Overall I have gained more from social media than I have lost (otherwise I wouldn’t do it!). I have, however, been the object of mass pile-ins which are pretty hard to take. When you are getting a dozen vile attacks a minute it is a bit like being pummelled, and yet very difficult to turn away from. There is something about Twitter which erodes nuance, encourages self-righteousness, and removes inhibition. It is a relatively new medium and I hope we will get better (and kinder) at using it. Meanwhile, it’s a good idea not to tweet anything that you wouldn’t say to the person’s face.
Finally, if we may, you will know that Antigone seeks to tackle the ancient world from many angles. Are there any pieces on the site that you have enjoyed in particular, and are there areas which you think we should pursue in the coming year?
Ooh, I am much too wise to be drawn into picking my favourites.

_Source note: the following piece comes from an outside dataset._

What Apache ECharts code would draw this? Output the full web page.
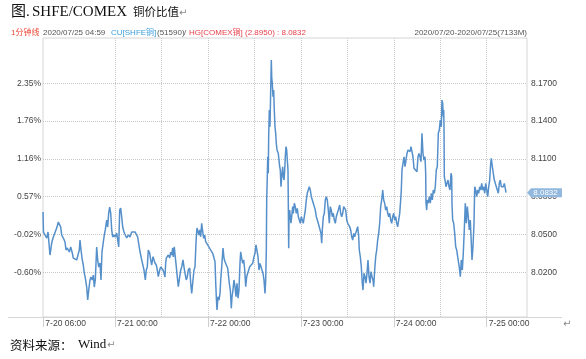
<!DOCTYPE html>
<html><head><meta charset="utf-8">
<script src="https://cdn.jsdelivr.net/npm/echarts@6/dist/echarts.min.js"></script>
<style>html,body{margin:0;padding:0;background:#fff}#c{width:586px;height:359px}</style>
</head><body><div id="c"></div>
<script>
// hours since 2020-07-20 00:00
const hours = [
5.41,5.53,5.92,6.36,6.70,7.21,7.65,8.07,8.50,8.94,9.36,9.61,9.98,10.23,10.65,11.09,11.35,11.68,12.20,12.56,12.97,13.23,13.67,14.11,14.52,14.78,14.96,15.22,15.55,15.81,16.07,16.33,16.69,16.95,17.21,17.54,17.80,18.14,18.40,18.65,18.91,19.27,19.53,19.79,20.13,20.38,20.64,20.98,21.24,21.49,21.86,22.11,22.37,22.63,22.89,23.15,23.41,23.74,24.08,24.44,24.70,24.96,25.21,25.47,25.73,25.99,26.32,26.66,27.02,27.43,27.87,28.31,28.73,
29.17,29.86,30.38,30.79,31.23,31.49,31.83,32.08,32.34,32.60,32.96,33.22,33.48,33.81,34.07,34.33,34.67,34.92,35.18,35.54,35.80,36.06,36.40,36.66,36.91,37.09,37.25,37.51,37.77,38.13,38.38,38.64,38.90,39.06,39.31,39.57,39.83,40.09,40.35,40.71,40.97,41.23,41.56,41.82,42.08,42.41,42.67,42.93,43.29,43.55,43.81,44.14,44.40,44.66,44.84,45.00,45.18,45.44,45.69,45.87,46.13,46.39,46.65,46.91,47.17,47.42,47.68,47.94,48.20,48.46,48.72,48.97,49.23,49.57,49.83,50.01,50.16,50.34,50.60,50.86,51.12,51.30,51.56,51.71,51.89,52.15,52.41,52.74,
53.11,53.52,53.78,54.04,54.22,54.47,54.73,54.99,55.25,55.51,55.77,56.02,56.28,56.46,56.72,56.98,57.24,57.50,57.76,58.01,58.27,58.53,58.79,59.12,59.56,59.90,60.16,60.41,60.67,60.93,61.19,61.45,61.71,61.96,62.22,62.48,62.74,62.92,63.08,63.18,63.33,63.44,63.59,63.69,63.85,64.03,64.21,64.37,64.47,64.62,64.80,64.98,65.14,65.32,65.50,65.66,65.84,66.02,66.17,66.35,66.53,66.69,66.87,67.05,67.31,67.47,67.65,67.83,67.98,68.16,68.34,68.50,68.68,68.76,68.86,68.94,69.12,69.27,69.45,69.63,69.89,70.05,70.31,70.56,70.82,71.08,71.34,71.60,71.86,72.11,72.37,72.63,72.89,73.15,73.41,73.66,73.92,74.18,74.44,74.70,74.96,75.21,75.47,75.73,75.99,76.25,76.50,76.68,
76.94,77.20,77.38,77.54,77.80,78.06,78.31,78.57,78.83,79.09,79.35,79.60,79.86,80.12,80.38,80.64,80.90,81.15,81.41,81.67,82.03,82.29,82.55,82.81,83.06,83.32,83.58,83.84,84.10,84.35,84.61,84.87,85.13,85.39,85.65,85.90,86.16,86.42,86.68,86.94,87.09,87.35,87.61,87.87,88.05,88.31,88.57,88.83,89.08,89.34,89.60,89.86,90.12,90.38,90.63,90.81,91.07,91.33,91.59,91.84,92.10,92.36,92.62,92.88,93.14,93.39,93.65,93.91,94.17,94.43,94.69,94.94,95.20,95.46,95.72,95.98,96.23,96.49,96.75,97.01,97.27,97.53,97.78,97.94,98.12,98.38,98.64,98.90,99.15,99.41,99.67,99.93,100.19,100.44,100.70,
100.96,101.22,101.48,101.73,101.99,102.25,102.51,102.77,103.03,103.28,103.54,103.80,104.06,104.24,104.32,104.50,104.65,104.91,105.17,105.43,105.69,105.95,106.20,106.46,106.72,106.98,107.24,107.50,107.75,108.01,108.27,108.45,108.63,108.79,108.89,108.97,109.05,109.23,109.48,109.74,110.00,110.26,110.52,110.78,110.96,111.03,111.21,111.47,111.73,111.99,112.25,112.50,112.76,113.02,113.18,113.44,113.70,113.95,114.21,114.47,114.73,114.99,115.24,115.50,115.76,116.02,116.20,116.46,116.72,116.90,117.15,117.41,117.67,117.93,118.19,118.45,118.71,118.96,119.22,119.48,119.74,120.00,120.26,120.51,120.77,121.03,121.19,121.45,121.70,121.96,122.22,122.48,122.74,123.00,123.25,123.51,123.77,124.03,124.29,124.55,124.80,124.98
];
// SHFE/COMEX copper price ratio
const ratio = [
8.0678,8.0520,8.0496,8.0472,8.0520,8.0337,8.0432,8.0480,8.0472,8.0551,8.0599,8.0591,8.0559,8.0496,8.0472,8.0440,8.0377,8.0393,8.0361,8.0401,8.0353,8.0313,8.0321,8.0298,8.0313,8.0377,8.0456,8.0377,8.0298,8.0258,8.0194,8.0155,8.0083,7.9980,8.0059,8.0139,8.0163,8.0139,8.0178,8.0083,8.0139,8.0401,8.0298,8.0242,8.0274,8.0139,8.0361,8.0440,8.0496,8.0536,8.0615,8.0559,8.0670,8.0718,8.0670,8.0536,8.0480,8.0496,8.0480,8.0512,8.0456,8.0401,8.0694,8.0710,8.0639,8.0559,8.0520,8.0496,8.0472,8.0496,8.0480,8.0520,8.0512,
8.0520,8.0480,8.0377,8.0313,8.0313,8.0218,8.0139,8.0218,8.0242,8.0377,8.0353,8.0298,8.0258,8.0324,8.0313,8.0274,8.0258,8.0218,8.0165,8.0218,8.0242,8.0234,8.0218,8.0194,8.0163,8.0274,8.0313,8.0321,8.0337,8.0313,8.0361,8.0337,8.0393,8.0321,8.0403,8.0321,8.0244,8.0163,8.0086,8.0163,8.0218,8.0242,8.0298,8.0242,8.0194,8.0139,8.0163,8.0218,8.0234,8.0115,8.0033,8.0139,8.0218,8.0242,8.0377,8.0482,8.0551,8.0522,8.0496,8.0536,8.0482,8.0589,8.0522,8.0469,8.0496,8.0443,8.0456,8.0417,8.0403,8.0390,8.0377,8.0403,8.0351,8.0313,8.0284,8.0115,8.0006,7.9901,8.0006,7.9980,8.0033,8.0139,8.0244,8.0311,8.0393,8.0311,8.0284,8.0271,
8.0232,8.0113,8.0059,7.9914,8.0006,8.0059,8.0139,8.0086,8.0006,8.0113,7.9994,8.0059,8.0271,8.0363,8.0311,8.0271,8.0298,8.0218,8.0086,8.0165,8.0192,8.0218,8.0244,8.0258,8.0271,8.0324,8.0351,8.0417,8.0430,8.0324,8.0218,8.0271,8.0244,8.0218,8.0192,8.0139,8.0033,8.0139,8.0377,8.0774,8.0959,8.1117,8.0986,8.1276,8.1488,8.1355,8.1647,8.1885,8.1752,8.1700,8.1594,8.1647,8.1488,8.1355,8.1303,8.1224,8.1171,8.1171,8.1144,8.1091,8.1038,8.1012,8.0879,8.0959,8.1038,8.0959,8.0932,8.1012,8.1117,8.1197,8.1171,8.1091,8.1012,8.0748,8.0390,8.0615,8.0694,8.0641,8.0589,8.0641,8.0721,8.0668,8.0748,8.0721,8.0668,8.0708,8.0641,8.0615,8.0589,8.0641,8.0615,8.0589,8.0641,8.0694,8.0774,8.0827,8.0853,8.0879,8.0853,8.0800,8.0774,8.0748,8.0721,8.0694,8.0641,8.0615,8.0589,8.0602,
8.0589,8.0509,8.0430,8.0536,8.0641,8.0668,8.0774,8.0800,8.0774,8.0694,8.0589,8.0721,8.0694,8.0641,8.0668,8.0615,8.0589,8.0641,8.0668,8.0694,8.0734,8.0668,8.0641,8.0668,8.0721,8.0734,8.0694,8.0615,8.0589,8.0575,8.0562,8.0536,8.0482,8.0456,8.0509,8.0482,8.0509,8.0536,8.0562,8.0482,8.0377,8.0324,8.0244,8.0113,8.0059,8.0192,8.0165,8.0113,8.0192,8.0298,8.0165,8.0113,8.0205,8.0165,8.0139,8.0086,8.0218,8.0324,8.0377,8.0456,8.0509,8.0589,8.0721,8.0774,8.0853,8.0774,8.0748,8.0694,8.0721,8.0668,8.0641,8.0668,8.0615,8.0589,8.0641,8.0668,8.0615,8.0641,8.0589,8.0562,8.0615,8.0668,8.0774,8.0853,8.1012,8.1065,8.1117,8.1038,8.1091,8.1144,8.1171,8.1184,8.1157,8.1197,8.1210,
8.1117,8.1025,8.1012,8.1025,8.0998,8.1117,8.1144,8.1117,8.1078,8.1303,8.1144,8.1091,8.1117,8.0986,8.0748,8.0694,8.0774,8.0748,8.0800,8.0748,8.0827,8.0774,8.0853,8.0827,8.0879,8.1012,8.1038,8.1303,8.1329,8.1409,8.1355,8.1567,8.1541,8.1435,8.1488,8.1355,8.0959,8.0932,8.0879,8.0906,8.0932,8.0879,8.0853,8.0986,8.0959,8.0748,8.0615,8.0589,8.0509,8.0403,8.0377,8.0324,8.0271,8.0218,8.0165,8.0298,8.0218,8.0351,8.0536,8.0748,8.0589,8.0721,8.0641,8.0536,8.0615,8.0430,8.0298,8.0403,8.0589,8.0879,8.0853,8.0800,8.0853,8.0827,8.0879,8.0853,8.0906,8.0853,8.0879,8.0827,8.0906,8.0853,8.0800,8.0879,8.0932,8.1065,8.1105,8.1038,8.0986,8.0932,8.0906,8.0879,8.0853,8.0827,8.0906,8.0932,8.0879,8.0893,8.0879,8.0906,8.0866,8.0832
];
const lastValue = 8.0832;
const ratioTicks = [8.02, 8.05, 8.08, 8.11, 8.14, 8.17];
const pctTickLabels = ['-0.60%', '-0.02%', '0.57%', '1.16%', '1.76%', '2.35%'];
const xTickHours = [5.5, 24, 48, 72, 96, 120];
const xTickLabels = ['7-20 06:00', '7-21 00:00', '7-22 00:00', '7-23 00:00', '7-24 00:00', '7-25 00:00'];
const xGridHours = [24, 36, 48, 60, 72, 84, 96, 108, 120];

const sans = '"Liberation Sans", Arial, "Noto Sans CJK SC", sans-serif';
const serif = '"Liberation Serif", "Noto Sans CJK SC", serif';
const xMin = 5.405, xMax = 130.405, yMin = 7.98452, yMax = 8.20595;

const chart = echarts.init(document.getElementById('c'));
const pick = (arr, labels, v) => { const i = arr.findIndex(t => Math.abs(t - v) < 1e-6); return i < 0 ? '' : labels[i]; };
chart.setOption({
  animation: false,
  grid: { left: 43, right: 59, top: 38, bottom: 42, show: true, borderColor: '#d6d6d6', borderWidth: 1 },
  xAxis: [
    { type: 'value', min: xMin, max: xMax, position: 'bottom',
      axisLine: { show: false },
      axisTick: { show: true, customValues: xTickHours, length: 10, lineStyle: { color: '#cfcfcf' } },
      axisLabel: { customValues: xTickHours, formatter: v => pick(xTickHours, xTickLabels, v), align: 'left', margin: 2, padding: [0, 0, 0, 2], fontSize: 8.5, color: '#444', fontFamily: sans },
      splitLine: { show: false } },
    { type: 'value', min: xMin, max: xMax, position: 'top',
      axisLine: { show: false }, axisLabel: { show: false },
      axisTick: { show: false, customValues: xGridHours },
      splitLine: { show: true, lineStyle: { type: 'dotted', color: '#c8c8c8', width: 1 } } }
  ],
  yAxis: [
    { type: 'value', min: yMin, max: yMax, position: 'right',
      axisLine: { show: false },
      axisTick: { show: false, customValues: ratioTicks },
      axisLabel: { customValues: ratioTicks, formatter: v => v.toFixed(4), margin: 4, fontSize: 8.5, color: '#444', fontFamily: sans },
      splitLine: { show: true, lineStyle: { type: 'dotted', color: '#c8c8c8', width: 1 } } },
    { type: 'value', min: yMin, max: yMax, position: 'left',
      axisLine: { show: false },
      axisTick: { show: false, customValues: ratioTicks },
      axisLabel: { customValues: ratioTicks, formatter: v => pick(ratioTicks, pctTickLabels, v), margin: 2, fontSize: 8.5, color: '#444', fontFamily: sans },
      splitLine: { show: false } }
  ],
  series: [{
    type: 'line', xAxisIndex: 0, yAxisIndex: 0, showSymbol: false, symbol: 'none',
    data: hours.map((h, i) => [h, ratio[i]]),
    lineStyle: { color: '#5690cb', width: 1.5 },
    markPoint: {
      symbol: 'path://M0,5 L4,0 L35,0 L35,10 L4,10 Z', symbolSize: [35, 9], symbolKeepAspect: false,
      symbolOffset: [17.5, 0],
      itemStyle: { color: '#92b8de' },
      label: { show: true, position: 'inside', formatter: lastValue.toFixed(4), color: '#fff', fontSize: 8, fontFamily: sans, offset: [1, 0] },
      data: [{ coord: [xMax, lastValue] }]
    }
  }],
  graphic: [
    { type: 'text', x: 11, y: 12, style: { text: '图.', font: '15px ' + serif, fill: '#111', verticalAlign: 'middle' } },
    { type: 'text', x: 32, y: 12, style: { text: 'SHFE/COMEX', font: '15px ' + serif, fill: '#111', verticalAlign: 'middle' } },
    { type: 'text', x: 133, y: 12, style: { text: '铜价比值', font: '11.5px "Noto Sans CJK SC", sans-serif', fill: '#111', verticalAlign: 'middle' } },
    { type: 'text', x: 179, y: 13, style: { text: '↵', font: '10px "DejaVu Sans", sans-serif', fill: '#888', verticalAlign: 'middle' } },
    { type: 'text', x: 11, y: 33, style: { text: '1分钟线', font: '8px ' + sans, fill: '#ee4433', verticalAlign: 'middle' } },
    { type: 'text', x: 43, y: 33, style: { text: '2020/07/25 04:59', font: '8px ' + sans, fill: '#555', verticalAlign: 'middle' } },
    { type: 'text', x: 111, y: 33, style: { text: 'CU[SHFE铜]', font: '8px ' + sans, fill: '#3d9fdc', verticalAlign: 'middle' } },
    { type: 'text', x: 157, y: 33, style: { text: '(51590)', font: '8px ' + sans, fill: '#555', verticalAlign: 'middle' } },
    { type: 'text', x: 184, y: 33, style: { text: '/', font: '8px ' + sans, fill: '#555', verticalAlign: 'middle' } },
    { type: 'text', x: 189, y: 33, style: { text: 'HG[COMEX铜] (2.8950) : 8.0832', font: '8px ' + sans, fill: '#e8404a', verticalAlign: 'middle' } },
    { type: 'text', x: 527, y: 33, style: { text: '2020/07/20-2020/07/25(7133M)', font: '8px ' + sans, fill: '#555', align: 'right', verticalAlign: 'middle' } },
    { type: 'line', shape: { x1: 8, y1: 317.5, x2: 562, y2: 317.5 }, style: { stroke: '#d6d6d6', lineWidth: 1 } },
    { type: 'text', x: 563, y: 324, style: { text: '↵', font: '10px "DejaVu Sans", sans-serif', fill: '#888', verticalAlign: 'middle' } },
    { type: 'text', x: 10, y: 345, style: { text: '资料来源：', font: '12.5px "Noto Sans CJK SC", sans-serif', fill: '#111', verticalAlign: 'middle' } },
    { type: 'text', x: 78, y: 345, style: { text: 'Wind', font: '13px ' + serif, fill: '#111', verticalAlign: 'middle' } },
    { type: 'text', x: 107, y: 345, style: { text: '↵', font: '10px "DejaVu Sans", sans-serif', fill: '#888', verticalAlign: 'middle' } }
  ]
});
</script></body></html>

But I would like to congratulate you for getting Antigone off the ground, and for representing such a wide range of viewpoints with style and quality. Well done all.
Thank you!

Mary Beard is Professor of Classics at the University of Cambridge, and Fellow of Newnham College. Her most recent book, Twelve Caesars, is an exploration of images of Roman emperors in modern art from the 15th century on, and is published by Princeton University Press. Her new television series, Forbidden Art, airs on BBC 2 this February.